No entanto, a falta de equipamentos modernos e de suporte técnico adequado limita a capacidade de produção. O laboratório opera com apenas dois computadores funcionando e equipamentos que precisam ser atualizados, o que demanda o uso de computadores e celulares pessoais de estudantes e colaboradores para realizar as atividades.
Além dos desafios técnicos, o Amazoom se vê em uma disputa de narrativas sobre temas críticos na região, como o garimpo ilegal em terras indígenas, assunto delicado e amplamente defendido por parte da população local.
Rádio Parente: voz, resistência e conexão da comunidade em Roraima
Dentro das iniciativas mapeadas pela InfoAmazonia, a única que não está situada na capital do estado é a Rádio Parente. Fundada em 2009 no município de Cantá, é uma rádio comunitária criada como resposta à exclusão das comunidades indígenas e ribeirinhas nos meios tradicionais de comunicação e com o objetivo de oferecer liberdade e independência buscando promover o acesso à informação e combater a desinformação, além de dar espaço às opiniões e preocupações das populações marginalizadas, especialmente da comunidade de Santa Cecília, onde está sediada.

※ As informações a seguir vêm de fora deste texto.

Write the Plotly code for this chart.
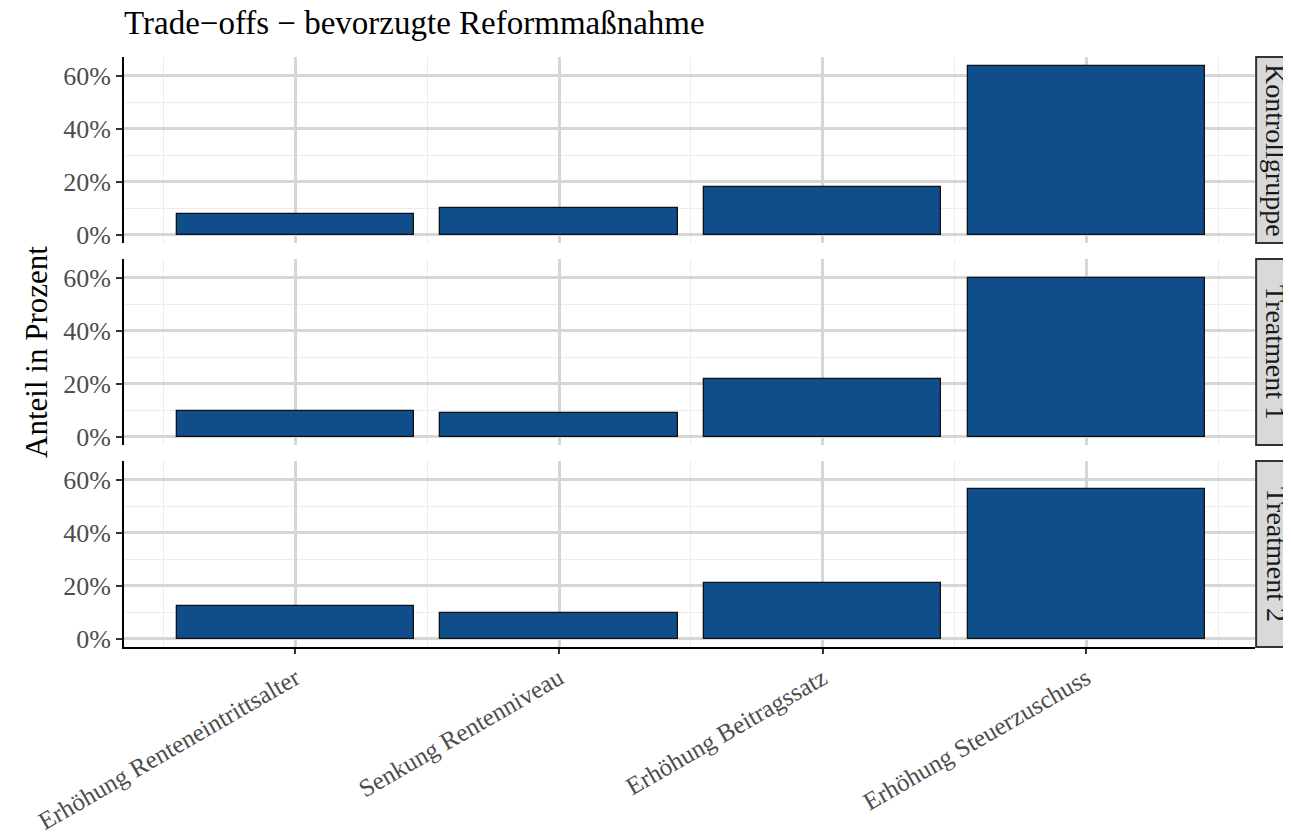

“A rádio serve como um canal de notícias para a comunidade, compartilhando informações locais, regionais e nacionais, sempre com um olhar voltado para como esses temas impactam a realidade de nossa região”, afirma Afonso Parente, fundador e diretor da rádio.
A programação aborda temas diretamente relacionados ao cotidiano da comunidade. Questões como desmatamento, exploração ilegal de terras e mineração, que afetam a subsistência e a cultura das comunidades indígenas e ribeirinhas, são pautas recorrentes.
O Brasil apresenta um longo processo pela concessão da licença de transmissão para rádios comunitárias, Afonso acredita que essa burocracia não considera a realidade das pequenas comunidades mas que o esforço é recompensado ao ver o veículo entre as poucas rádios comunitárias que sobrevivem em Roraima.
Um desafio permanente é a manutenção da estrutura da rádio que depende de doações e apoio de pequenas organizações, com isso é difícil manter e atualizar os equipamentos enquanto busca expandir suas atividades. Apesar disso, o diretor afirma que é o comprometimento da equipe que os permite continuar desempenhando um papel crucial na defesa e promoção das identidades locais.
“Oferecemos espaço onde os anciãos compartilham conhecimentos ancestrais e onde as práticas tradicionais são valorizadas e disseminadas. Isso contribui para que a identidade cultural se mantenha viva e para que a comunidade sinta orgulho de sua herança, permitindo que as gerações mais novas tenham contato com esse patrimônio”.